Use Distilled Vinegar to Clean
A one-to-one solution of vinegar and water makes an effective, economical multipurpose cleaner. The nontoxic mixture disinfects floors and bathrooms and cleans glass without leaving streaks. And rest assured, its distinctive odor disappears as soon as the liquid dries.
"Dry-Clean" at Home
When a clothing tag reads "dry-clean only," it doesn't necessarily mean that the item can't be hand-washed, especially if it's made of natural fibers. Garments that are simply constructed, unlined, and made of natural fibers (cotton, silk, and linen) or of the synthetic workhorse polyester can probably be washed by hand or in cold water in a machine. (Slipping them into a mesh bag helps reduce wear.) However, let the pros handle anything with bright prints or colors that may bleed, clothing made of traditional silk, or anything with delicate stitching or beading.
Start Saving Automatically
Ask your benefits manager at work to deduct a set amount from each paycheck and add it to your retirement or savings account. If your employer doesn't offer a retirement plan (or automatic transfers), ask your bank to routinely transfer money from checking into savings on a certain date each month.
A Beautiful Budget Bracelet
If you have old brooches you no longer wear, why not welcome one back as the centerpiece of a romantic ribbon bracelet?

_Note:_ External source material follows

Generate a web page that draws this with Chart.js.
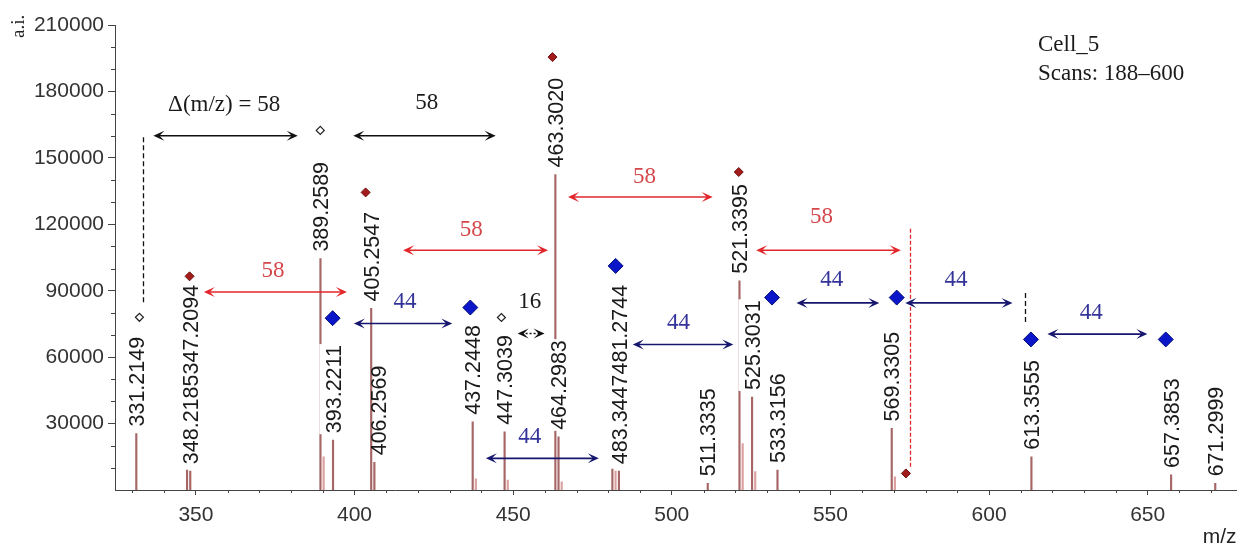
<!DOCTYPE html>
<html>
<head>
<meta charset="utf-8">
<title>Cell_5 spectrum</title>
<script src="https://cdn.jsdelivr.net/npm/chart.js@4.4.1/dist/chart.umd.min.js"></script>
<style>
  html, body { margin: 0; padding: 0; background: #fff; }
</style>
</head>
<body>
<canvas id="spectrum" width="1245" height="547"></canvas>
<script>
// Peaks (m/z, intensity in a.i.)
const peakMz  = [331.2149, 347.2094, 348.2185, 389.2589, 390.2620, 393.2211, 405.2547, 406.2569,
                 437.2448, 438.2480, 447.3039, 448.3070, 463.3020, 464.2983, 465.3010, 481.2744,
                 482.2780, 483.3447, 511.3335, 521.3395, 522.3430, 525.3031, 526.3060, 533.3156,
                 569.3305, 570.3340, 613.3555, 657.3853, 671.2999];
const peakInt = [25500, 9000, 8500, 104500, 15000, 22500, 82000, 12500,
                 30800, 5000, 26300, 4500, 142500, 24000, 3700, 9500,
                 8500, 8500, 3000, 94500, 21000, 42000, 8300, 9000,
                 27800, 6000, 15000, 6800, 3000];
// peaks that get an m/z label
const labelMz = [331.2149, 347.2094, 348.2185, 389.2589, 393.2211, 405.2547, 406.2569, 437.2448,
                 447.3039, 463.3020, 464.2983, 481.2744, 483.3447, 511.3335, 521.3395, 525.3031,
                 533.3156, 569.3305, 613.3555, 657.3853, 671.2999];

// series markers
const redMarkMz   = [348.0, 403.5, 462.4, 521.1, 573.8];
const redMarkInt  = [96500, 134400, 195500, 143600, 7500];
const openMarkMz  = [332.2, 389.2, 446.3];
const openMarkInt = [78000, 162400, 77900];
const blueMarkMz  = [393.1, 436.5, 482.3, 531.6, 570.9, 613.2, 655.7];
const blueMarkInt = [77600, 82400, 101200, 86900, 86900, 68000, 68000];

// axis ticks
const xTicks = [350, 400, 450, 500, 550, 600, 650];
const yTicks = [30000, 60000, 90000, 120000, 150000, 180000, 210000];

// mass differences: [from m/z, to m/z, level], text anchor [m/z, level]
const blackArrows = [[336.6, 382.1, 160000], [399.6, 444.5, 160000]];
const blackText   = ['\u0394(m/z) = 58', '58'];
const blackTextAt = [[358.9, 173700], [422.8, 174600]];
const redArrows   = [[352.5, 397.6, 89400], [415.3, 461.0, 108300], [467.3, 512.9, 132300], [526.6, 572.2, 108300]];
const redTextAt   = [[374.3, 98900], [436.8, 117600], [491.4, 141300], [547.2, 123100]];
const blueArrows  = [[399.8, 430.8, 75200], [441.4, 477.0, 14300], [487.7, 519.4, 65700],
                     [539.3, 565.4, 84500], [573.6, 607.4, 84500], [618.4, 649.9, 70400]];
const blueTextAt  = [[415.9, 84900], [455.2, 23900], [502.1, 75300], [550.4, 94700], [589.6, 94700], [632.2, 79800]];
const smallArrow  = [451.4, 459.9, 70700];
const smallTextAt = [455.2, 84900];
// dashed guides: [m/z, from level, to level]
const blackGuides = [[333.3, 84800, 160000], [611.3, 75900, 90200]];
const redGuides   = [[575.1, 10500, 118200]];

const SANS = '"Liberation Sans", Arial, sans-serif';
const SERIF = '"Liberation Serif", "Times New Roman", serif';
const RED_LINE = '#e2262b', RED_TEXT = '#d4474a';
const BLUE_LINE = '#16166e', BLUE_TEXT = '#33339a';

function xy(mz, v) { return mz.map((m, i) => ({ x: m, y: v[i] })); }

function arrowHead(ctx, x, y, dir) {
  ctx.beginPath();
  ctx.moveTo(x, y);
  ctx.lineTo(x - dir * 11, y - 5);
  ctx.lineTo(x - dir * 6, y);
  ctx.lineTo(x - dir * 11, y + 5);
  ctx.closePath();
  ctx.fill();
}

function doubleArrow(ctx, x1, x2, y, color, dash) {
  ctx.save();
  ctx.strokeStyle = color;
  ctx.fillStyle = color;
  ctx.lineWidth = 1.6;
  if (dash) ctx.setLineDash(dash);
  ctx.beginPath();
  ctx.moveTo(x1 + 4, y);
  ctx.lineTo(x2 - 4, y);
  ctx.stroke();
  ctx.setLineDash([]);
  arrowHead(ctx, x1, y, -1);
  arrowHead(ctx, x2, y, 1);
  ctx.restore();
}

// m/z labels written up the sticks, stacked when they collide
const peakLabels = {
  id: 'peakLabels',
  afterDatasetsDraw(chart) {
    const { ctx, scales: { x, y } } = chart;
    const size = 21.5;
    const half = size * 0.358;
    ctx.save();
    ctx.font = size + 'px ' + SANS;
    const placed = [];
    const order = labelMz.map((m, i) => i).sort((a, b) => labelMz[b] - labelMz[a]);
    for (const i of order) {
      const mz = labelMz[i];
      const txt = mz.toFixed(4);
      const len = ctx.measureText(txt).width;
      let cx = x.getPixelForValue(mz);
      let bottom = y.getPixelForValue(peakInt[peakMz.indexOf(mz)]) - 7;
      let backdrop = true;
      // keep the neighbouring taller stick clear
      const k = peakMz.indexOf(mz);
      if (k > 0 && peakMz[k] - peakMz[k - 1] < 1.2 && peakInt[k - 1] > peakInt[k] * 3 && peakInt[k - 1] < 100000) {
        cx += 4; backdrop = false;
      }
      for (const b of placed) {
        if (Math.abs(b.cx - cx) < 2 * half && bottom > b.top && bottom - len < b.bottom) {
          cx = b.cx; bottom = b.top;
        }
      }
      placed.push({ cx, bottom, top: bottom - len, txt, backdrop });
    }
    for (const p of placed) {
      if (p.backdrop) {
        ctx.fillStyle = '#fff';
        ctx.fillRect(p.cx - half - 6, p.top - 1, 2 * half + 7, p.bottom - p.top + 2);
      }
      ctx.save();
      ctx.translate(p.cx, p.bottom);
      ctx.rotate(-Math.PI / 2);
      ctx.fillStyle = '#1a1a1a';
      ctx.textAlign = 'left';
      ctx.textBaseline = 'alphabetic';
      ctx.fillText(p.txt, 0, half);
      ctx.restore();
    }
    ctx.restore();
  }
};

// mass-difference arrows, guides and captions
const deltas = {
  id: 'deltas',
  afterDatasetsDraw(chart) {
    const { ctx, scales: { x, y } } = chart;
    ctx.save();
    ctx.lineWidth = 1.3;
    const guide = (g, color, dash) => {
      ctx.strokeStyle = color;
      ctx.setLineDash(dash);
      ctx.beginPath();
      const px = Math.round(x.getPixelForValue(g[0])) + 0.5;
      ctx.moveTo(px, y.getPixelForValue(g[1]));
      ctx.lineTo(px, y.getPixelForValue(g[2]));
      ctx.stroke();
    };
    blackGuides.forEach(g => guide(g, '#111', [5, 3]));
    redGuides.forEach(g => guide(g, RED_LINE, [4, 2]));
    ctx.setLineDash([]);

    blackArrows.forEach(a => doubleArrow(ctx, x.getPixelForValue(a[0]), x.getPixelForValue(a[1]), y.getPixelForValue(a[2]), '#111'));
    redArrows.forEach(a => doubleArrow(ctx, x.getPixelForValue(a[0]), x.getPixelForValue(a[1]), y.getPixelForValue(a[2]), RED_LINE));
    blueArrows.forEach(a => doubleArrow(ctx, x.getPixelForValue(a[0]), x.getPixelForValue(a[1]), y.getPixelForValue(a[2]), BLUE_LINE));
    doubleArrow(ctx, x.getPixelForValue(smallArrow[0]), x.getPixelForValue(smallArrow[1]), y.getPixelForValue(smallArrow[2]), '#111', [2, 2]);

    ctx.font = '23px ' + SERIF;
    ctx.textAlign = 'center';
    ctx.textBaseline = 'middle';
    const say = (t, at, color) => {
      ctx.fillStyle = color;
      ctx.fillText(t, x.getPixelForValue(at[0]), y.getPixelForValue(at[1]));
    };
    blackText.forEach((t, i) => say(t, blackTextAt[i], '#1a1a1a'));
    redTextAt.forEach(at => say('58', at, RED_TEXT));
    blueTextAt.forEach(at => say('44', at, BLUE_TEXT));
    say('16', smallTextAt, '#1a1a1a');
    ctx.restore();
  }
};

// minor ticks, axis captions and run info
const decor = {
  id: 'decor',
  afterDraw(chart) {
    const { ctx, scales: { x, y }, chartArea: a } = chart;
    ctx.save();
    ctx.strokeStyle = '#444';
    ctx.lineWidth = 1;
    ctx.beginPath();
    for (let v = Math.ceil(x.min / 10) * 10; v <= x.max; v += 10) {
      if (v % 50 === 0) continue;
      const px = Math.round(x.getPixelForValue(v)) + 0.5;
      ctx.moveTo(px, a.bottom);
      ctx.lineTo(px, a.bottom + 3);
    }
    for (let v = 10000; v < y.max; v += 10000) {
      if (v % 30000 === 0) continue;
      const py = Math.round(y.getPixelForValue(v)) + 0.5;
      ctx.moveTo(a.left, py);
      ctx.lineTo(a.left - 4, py);
    }
    ctx.stroke();

    ctx.fillStyle = '#222';
    ctx.font = '21px ' + SANS;
    ctx.textAlign = 'right';
    ctx.textBaseline = 'middle';
    ctx.fillText('m/z', a.right, 537);

    ctx.save();
    ctx.translate(19, 38);
    ctx.rotate(-Math.PI / 2);
    ctx.font = '19px ' + SERIF;
    ctx.textAlign = 'left';
    ctx.fillText('a.i.', 0, 0);
    ctx.restore();

    ctx.font = '23px ' + SERIF;
    ctx.textAlign = 'left';
    ctx.textBaseline = 'alphabetic';
    ctx.fillStyle = '#1a1a1a';
    ctx.fillText('Cell_5', 1038, 51);
    ctx.fillText('Scans: 188\u2013600', 1038, 80);
    ctx.restore();
  }
};

const labelled = new Set(labelMz);

new Chart(document.getElementById('spectrum'), {
  type: 'bar',
  data: {
    datasets: [
      {
        type: 'scatter', data: xy(blueMarkMz, blueMarkInt), order: 0,
        pointStyle: 'rectRot', pointRadius: 7.5, backgroundColor: '#0b16c9', borderColor: '#06107a', borderWidth: 1
      },
      {
        type: 'scatter', data: xy(redMarkMz, redMarkInt), order: 0,
        pointStyle: 'rectRot', pointRadius: 4.5, backgroundColor: '#a31c1c', borderColor: '#6e0f0f', borderWidth: 1
      },
      {
        type: 'scatter', data: xy(openMarkMz, openMarkInt), order: 0,
        pointStyle: 'rectRot', pointRadius: 4, backgroundColor: '#fff', borderColor: '#222', borderWidth: 1.2
      },
      {
        type: 'bar', data: xy(peakMz, peakInt), order: 3,
        barThickness: 1.5,
        backgroundColor: ctx => labelled.has(peakMz[ctx.dataIndex]) ? 'rgba(150,75,75,0.85)' : 'rgba(205,120,120,0.7)'
      }
    ]
  },
  options: {
    responsive: false,
    animation: false,
    devicePixelRatio: 1,
    layout: { padding: { top: 25, right: 7, left: 0, bottom: 0 } },
    plugins: { legend: { display: false }, tooltip: { enabled: false } },
    scales: {
      x: {
        type: 'linear', min: 324.5, max: 678, offset: false,
        grid: { drawOnChartArea: false, drawTicks: true, tickLength: 5, offset: false, color: '#444' },
        border: { color: '#444', width: 1 },
        ticks: { font: { size: 21, family: SANS }, color: '#333', padding: 8, autoSkip: false, maxRotation: 0, includeBounds: false,
                 callback: v => String(v) },
        afterBuildTicks: s => { s.ticks = xTicks.map(v => ({ value: v })); },
        afterFit: s => { s.height = 57; }
      },
      y: {
        min: 0, max: 210000,
        grid: { drawOnChartArea: false, drawTicks: true, tickLength: 7, color: '#444' },
        border: { color: '#444', width: 1 },
        ticks: { font: { size: 21, family: SANS }, color: '#333', padding: 4, includeBounds: false,
                 callback: v => String(v) },
        afterBuildTicks: s => { s.ticks = yTicks.map(v => ({ value: v })); },
        afterFit: s => { s.width = 115; }
      }
    }
  },
  plugins: [peakLabels, deltas, decor]
});
</script>
</body>
</html>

Turn Pretty Paper Into Packaging
Don't toss away all the wrapping paper that once covered your birthday, wedding, or holiday presents. Instead, run it through a shredder (cut to size first, if needed) and use it for lining gift boxes or protecting breakables to be shipped.
Chopsticks for Plants
Save spare sets of these take-out utensils and repurpose them as stakes for indoor plants and stirrers for paint. Or carefully slip one under the edge of just-washed stemware that's resting on a towel to ensure the glasses dry completely.
Save on Centerpieces
Instead of decorating party tables with large, costly arrangements, float a few flowers in shallow bowls or glass cylinders filled halfway with water.
Buy Frozen or In Season
Buy fresh fruits and vegetables in season for the lowest prices and best flavor. Consider on-sale frozen vegetables; they're often just as nutritious as the fresh kind.
Set Your Programmable Thermostat -- Stat!
Give the AC a rest when you're away for even just a few hours. Set programmable thermostats to kick in half an hour before you return home unless you have heat-sensitive indoor pets. Cranking the thermostat to penguin-worthy temperatures won't cool the house faster, since air-conditioning works at full throttle until a set temperature is reached. With every degree you lower it, cooling costs increase by about 7 percent.
Organize a Book Swap
Are you amassing too many fines at the library? Get rid of the old and bring in the new by organizing a book swap at your home, work, or community group. By trading literature, you and your fellow bookworms can recommend authors to each other and pass around the latest novel du jour without having to spend a dime.
Warm Up with Flannel, Down, and Wool
Instead of cranking up the heat on cold winter nights, use flannel sheets (which are warmer than cotton sheets) and add down duvets that will ensure you stay warm and cozy.
Buy Dried Over Canned
A 1-pound bag of dried beans yields the same amount as three 15-ounce cans but costs less than half the price.